In the first query we will have as output also Tom Hanks; If we don’t want to have it we need to
specify: WHERE tom <> coactors.
We want no more than 4 hops distance, we have a range from 1 to 4. We can avoid specifying the
pattern.
We can have any number of hops in the 3rd query. p takes the shortest path.
strength: cocoactors more connected to Tom Hanks, how many ways to reach it (having in
common movies or cofactors).

Neo4J: Java Driver


Neo4j provides official drivers for many programming languages.
• These drivers are supported by Neo4j and come with full cluster routing support.
• Community drivers also exist for many languages, but vary greatly in terms of feature sets,
maturity, and support.
The driver API is intended to be topologically agnostic.
• This means that the underlying database topology — single instance, Causal Cluster, etc. — can
be altered without requiring a corresponding alteration to application code.
We access the driver as a whole and the driver will manage the single instance to access.
• In the general case, only the connection URI needs to be modified when changes are made to
the topology.
• The official drivers do not support HTTP communication.
• If we need an HTTP driver, choose one of the community drivers.
When using Maven, add the following block to your pom.xml file:

A Neo4j client application will require a driver instance in order to provide access to the database.
• This driver should be made available to all parts of the application that need to interact with
Neo4j.
• The driver can be considered thread-safe, we don’t have to lock resources to avoid deadlocks or
other problems.
• Applications will typically construct a driver instance on startup and destroy it on exit.
Every time we open the driver instance, we must also close it.
• Destroying a driver instance will immediately shut down any connections previously opened via
that driver, and temporary results will be released.
If we have a driver object open but no connection open, then we are not consuming resources.
To construct a driver instance, a connection URI and authentication information must be supplied.
The default username is neo4j and the password is what we defined.
• Additional configuration details can be supplied if required.
• All of these details are immutable for the lifetime of the driver.
• Therefore, if multiple configurations are required (such as when working with multiple database
users) then multiple driver instances must be used.
• When we work with a single server database, we can create a direct driver via bolt URI, for
example: bolt://localhost:7687.
For a cluster, please use the neo4j URI neo4j://localhost:7687
Because if we use bolt, all requests will be redirected to the bolt server we specified.
Authentication details are provided as an auth token which contains the usernames, passwords or
other credentials required to access the database.
Neo4j supports multiple authentication standards but uses basic authentication by default.

It’s also possible to support encryption.


We pass to the driver a URI and an authentication token.
The class implements AutoCloseable and it will automatically close the resources we specified in
this class.
The driver maintains a pool of connections.
• The pooled connections are reused by sessions and transactions to avoid the overhead added by
establishing new connections for every query.
The connections are limited in number and they’re allocated/deallocated dynamically by the
driver.
• The connection pool always starts up empty.

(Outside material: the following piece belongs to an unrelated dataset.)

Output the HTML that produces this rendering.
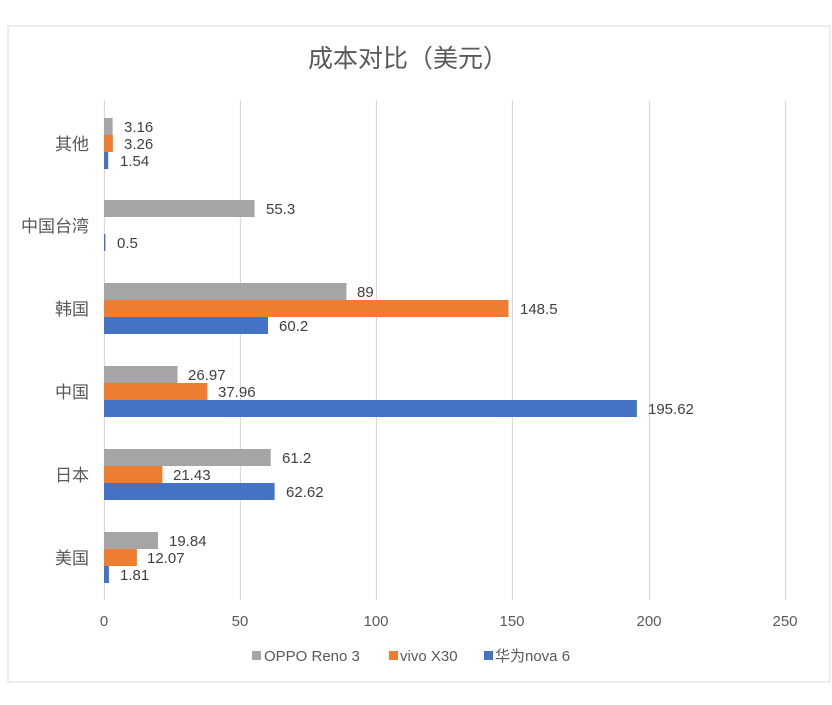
<!DOCTYPE html><html><head><meta charset="utf-8"><style>body{margin:0;background:#fff}</style></head><body>
<svg width="832" height="700" xmlns="http://www.w3.org/2000/svg" font-family="Liberation Sans, Noto Sans CJK SC, sans-serif">
<rect x="8" y="26" width="822" height="656" fill="#fff" stroke="#d9d9d9"/>
<text x="408" y="67" font-size="25" fill="#595959" text-anchor="middle">成本对比（美元）</text>
<g stroke="#d9d9d9" stroke-width="1.2">
<line x1="104.5" y1="100" x2="104.5" y2="600"/><line x1="240.5" y1="100" x2="240.5" y2="600"/><line x1="376.5" y1="100" x2="376.5" y2="600"/><line x1="512.5" y1="100" x2="512.5" y2="600"/><line x1="649.5" y1="100" x2="649.5" y2="600"/><line x1="785.5" y1="100" x2="785.5" y2="600"/>
</g>
<g font-size="15" fill="#595959" text-anchor="middle">
<text x="104" y="626">0</text><text x="240" y="626">50</text><text x="376" y="626">100</text><text x="512" y="626">150</text><text x="649" y="626">200</text><text x="785" y="626">250</text>
</g>
<g font-size="17" fill="#595959" text-anchor="end">
<text x="89" y="150">其他</text><text x="89" y="232">中国台湾</text><text x="89" y="315">韩国</text><text x="89" y="398">中国</text><text x="89" y="481">日本</text><text x="89" y="564">美国</text>
</g>
<g>
<rect x="104" y="118" width="8.6" height="17" fill="#a5a5a5"/><rect x="104" y="135" width="8.9" height="17" fill="#ed7d31"/><rect x="104" y="152" width="4.2" height="17" fill="#4472c4"/>
<rect x="104" y="200" width="150.6" height="17" fill="#a5a5a5"/><rect x="104" y="234" width="1.4" height="17" fill="#4472c4"/>
<rect x="104" y="283" width="242.4" height="17" fill="#a5a5a5"/><rect x="104" y="300" width="404.5" height="17" fill="#ed7d31"/><rect x="104" y="317" width="164" height="17" fill="#4472c4"/>
<rect x="104" y="366" width="73.5" height="17" fill="#a5a5a5"/><rect x="104" y="383" width="103.4" height="17" fill="#ed7d31"/><rect x="104" y="400" width="532.9" height="17" fill="#4472c4"/>
<rect x="104" y="449" width="166.7" height="17" fill="#a5a5a5"/><rect x="104" y="466" width="58.4" height="17" fill="#ed7d31"/><rect x="104" y="483" width="170.6" height="17" fill="#4472c4"/>
<rect x="104" y="532" width="54" height="17" fill="#a5a5a5"/><rect x="104" y="549" width="32.9" height="17" fill="#ed7d31"/><rect x="104" y="566" width="4.9" height="17" fill="#4472c4"/>
</g>
<g font-size="15" fill="#404040">
<text x="124" y="132">3.16</text><text x="124" y="149">3.26</text><text x="120" y="166">1.54</text>
<text x="266" y="214">55.3</text><text x="117" y="248">0.5</text>
<text x="357" y="297">89</text><text x="520" y="314">148.5</text><text x="279" y="331">60.2</text>
<text x="188" y="380">26.97</text><text x="218" y="397">37.96</text><text x="648" y="414">195.62</text>
<text x="282" y="463">61.2</text><text x="173" y="480">21.43</text><text x="286" y="497">62.62</text>
<text x="169" y="546">19.84</text><text x="147" y="563">12.07</text><text x="120" y="580">1.81</text>
</g>
<g font-size="15" fill="#595959">
<rect x="252" y="651" width="9" height="9" fill="#a5a5a5"/><text x="264" y="661">OPPO Reno 3</text>
<rect x="389" y="651" width="9" height="9" fill="#ed7d31"/><text x="400" y="661">vivo X30</text>
<rect x="484" y="651" width="9" height="9" fill="#4472c4"/><text x="495" y="661">华为nova 6</text>
</g>
</svg></body></html>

New connections are created on demand by
sessions and transactions. We don’t have to specify the dimension.
• When a session or a transaction is done with its execution, the connection will be returned to
the pool to be reused.
• Application users can tune connection pool settings to configure the driver for different use
cases based on client performance requirements and database resource consumption limits.
If a transactions fails, will try to reapply the same transaction.
Moreover, also the connection timeout and the max retry time can be configured.

This is the architecture of the session.

A session works within a session context and within the session context we have different
transactions.
Within session transactions are performed according the CAUSALITY constraint.
This is also guaranteed within a cluster.
Bookmarking system allows Neo4J to recognize which members of a cluster can execute a
transaction (only up-to-date members).
If we bookmark a transaction, Neo4J it will look for all member up-to-date to this transaction.
The routing layer will search for an available member to performing the transaction respecting the
casuality constraints (for example a read after a write).
We just specify what transaction we want, and it will be handled by the driver.
Sequential transactions can also be executed by different members of the cluster but in a casuality
manner.

A session is a lightweight container for a sequence of transactions.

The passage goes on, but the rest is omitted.